Moreover, there is the possibility of using Big Data applications to improve asset management at a transit agency. Big Data could be defined as data whose volume, variety, velocity, veracity, and value (Fosso Wamba et al., 2015) make them difficult for a typical software to process. Big data technologies will enable the transit agency to have the capability to better leverage data, because Big data supports the integration, extensibility, and compatibility that exceed anything that traditional approaches offer for railway asset management (Tutcher, 2014).
For example, Swedish railways deployed a pilot of the use of Big data to monitor and manage assets. The solution depends on a centralized cloud storage. All the sources of data within the Swedish railway exported their data to the centralized cloud system. At this location, managers could use advanced analytics software to analyze the data and make decisions. There are potential advantages to this approach. First, a railway company could aggregate heterogeneous sources of information, such as dynamic conditions of the vehicles, geographic information, weather characteristics, and data related to maintenance tasks. Second, huge amounts of data could be captured in real-time, accurately and at affordable cost. Third, the transit system could acquire the capability to make predictions about failure of components and of transit vehicles (Thaduri, Galar, and Kumar, 2015).
However, there are a number of constraints that make it impossible for transit agencies to choose either of these two paths.
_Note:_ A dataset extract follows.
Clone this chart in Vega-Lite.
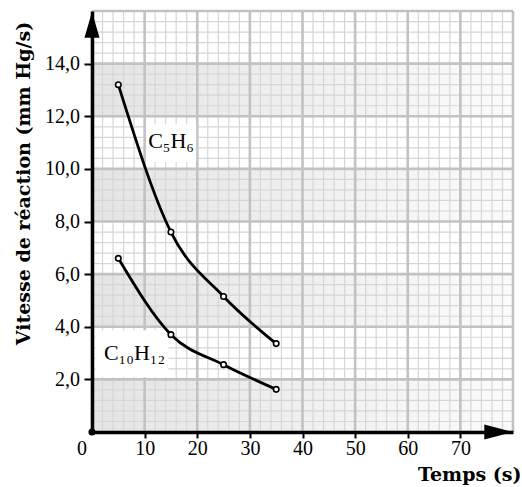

First, many transit agencies lack the data and the appropriate technologies to perform mathematical programming. Second, many agencies might not even have the manpower to manage and use such mathematical programming tools even if they were available. There are also barriers that mitigate against the deployment of sophisticated technologies such as Big data. These include the enormous investments in time and money to deploy such projects. The huge costs of maintaining thousands of sensors, readers and related technologies, as well as the added costs of hiring new employees to manage such systems would add to a transit agency’s operational costs. Given such hurdles, many agencies prefer to go a different route in improving their asset management efforts.